I think it’s true that Christians, clergy included, can too easily retreat from the world. Not many of us do (or maybe can), but it is a clear and present danger that we can use the Gospel to step away from the painful truths of our society. I’m glad that there’s not much that shocks me. I’m sometimes surprised, often saddened and regularly horrified by the world’s pain, misbehavior, and trouble, but not really shocked.
That unshockability shattered recently.
I was attending two-day training about racism and how to dismantle it. Near the end of the second day, the leader had each of us name something over which we had power, power to affect a change for the good. For whatever reason, he singled me out (from a group of about 40 folks) and asked if I was willing to use all my power. I said yes. He moved on but I was shocked by my own internal reactions.

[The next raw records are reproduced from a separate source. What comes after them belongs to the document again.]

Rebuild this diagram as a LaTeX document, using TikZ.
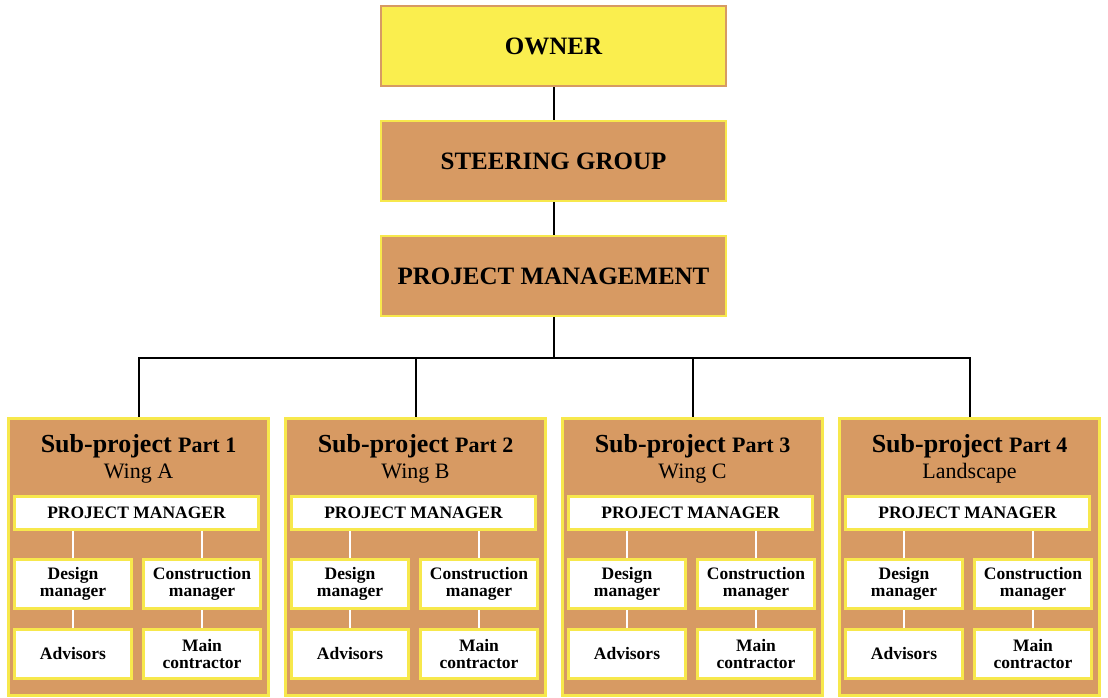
\documentclass[tikz,border=0pt]{standalone}
\usepackage{fontspec}
\setmainfont{Liberation Serif}
\usetikzlibrary{positioning}
\definecolor{boxtan}{HTML}{D79A63}
\definecolor{boxyellow}{HTML}{FAEE4E}
\definecolor{rimyellow}{HTML}{F7E84C}

\begin{document}
\begin{tikzpicture}[
  x=1pt, y=-1pt,
  node distance=33pt,
  box/.style={draw, rectangle, minimum width=345pt, minimum height=80pt, align=center, line width=2pt, font=\fontsize{25}{28}\selectfont\bfseries},
  head/.style={box, fill=boxyellow, draw=boxtan},
  board/.style={box, fill=boxtan, draw=rimyellow},
  sub/.style={draw=rimyellow, fill=boxtan, line width=2.5pt, minimum width=260pt, minimum height=277pt},
  role/.style={draw=rimyellow, fill=white, line width=3pt, align=center, inner sep=0pt, font=\fontsize{17.5}{16.5}\selectfont\bfseries},
  wide/.style={role, minimum width=244pt, minimum height=33pt},
  half/.style={role, minimum width=117pt, minimum height=49pt},
  link/.style={black, line width=2pt},
  sublink/.style={white, line width=2.5pt}
]
  \useasboundingbox (0,0) rectangle (1108,697);

  % Nodes
  \node[head] (owner) at (553.5,46) {OWNER};
  \node[board, below=of owner] (steer) {STEERING GROUP};
  \node[board, below=of steer] (pm) {PROJECT MANAGEMENT};
  \coordinate (bus) at (553.5,358);

  % Arrows
  \draw[link] (owner) -- (steer);
  \draw[link] (steer) -- (pm);
  \draw[link] (pm) -- (bus);

  % Sub-projects
  \foreach \c/\n/\wing in {138.5/1/Wing A, 415.5/2/Wing B, 692.5/3/Wing C, 969.5/4/Landscape}{
    \draw[link] (\c,418) |- (bus);
    \node[sub] (sub\n) at (\c,557) {};
    \node[anchor=base, inner sep=0pt] (title\n) at (\c,452)
      {\fontsize{26}{28}\selectfont\bfseries Sub-project {\fontsize{22}{28}\selectfont Part \n}};
    \node[anchor=base, inner sep=0pt, font=\fontsize{22}{24}\selectfont] (wing\n) at (\c,478) {\wing};
    \node[wide] (mgr\n) at (\c-2,513) {PROJECT MANAGER};
    \node[half] (design\n) at (\c-65.5,584) {Design\\manager};
    \node[half] (build\n) at (\c+63.5,584) {Construction\\manager};
    \node[half] (adv\n) at (\c-65.5,654) {Advisors};
    \node[half] (main\n) at (\c+63.5,654) {Main\\contractor};
    \draw[sublink] (design\n.north) -- (design\n.north |- mgr\n.south);
    \draw[sublink] (build\n.north) -- (build\n.north |- mgr\n.south);
    \draw[sublink] (design\n) -- (adv\n);
    \draw[sublink] (build\n) -- (main\n);
  }
\end{tikzpicture}
\end{document}
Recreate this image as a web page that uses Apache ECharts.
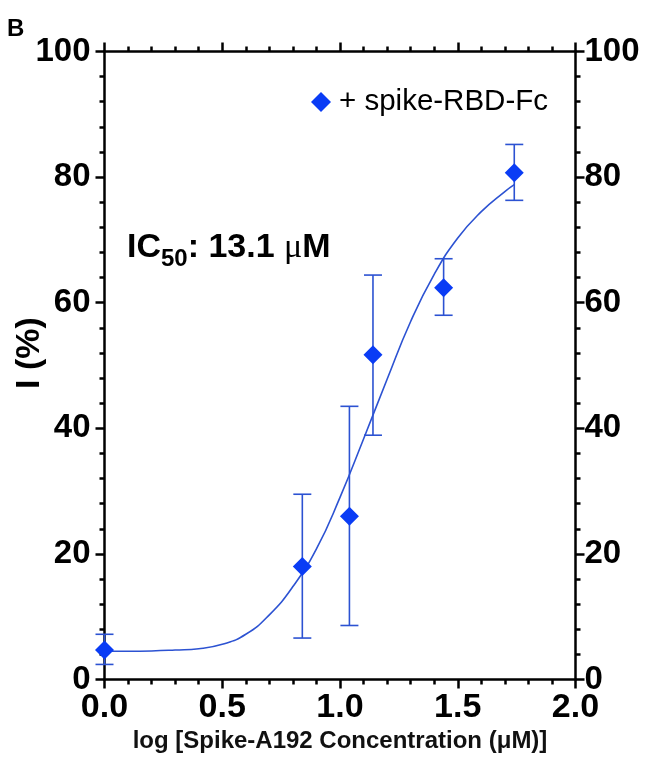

My shock came from the fact that I don’t always use all my power. I am willing to use the power God gives me to do good but not always as quick to ask others to use all their own power. My shock came from the fact that I can too easily excuse silence and complicity in the name of politeness and “maintaining relationships” which really code for going-along to get-along.
I want good relationships with people but I want good authentic relationships with people. That means I may sometimes have to use my own power to disrupt ease and comfort whether it be to challenge racism or some other evil Jesus calls us to confront.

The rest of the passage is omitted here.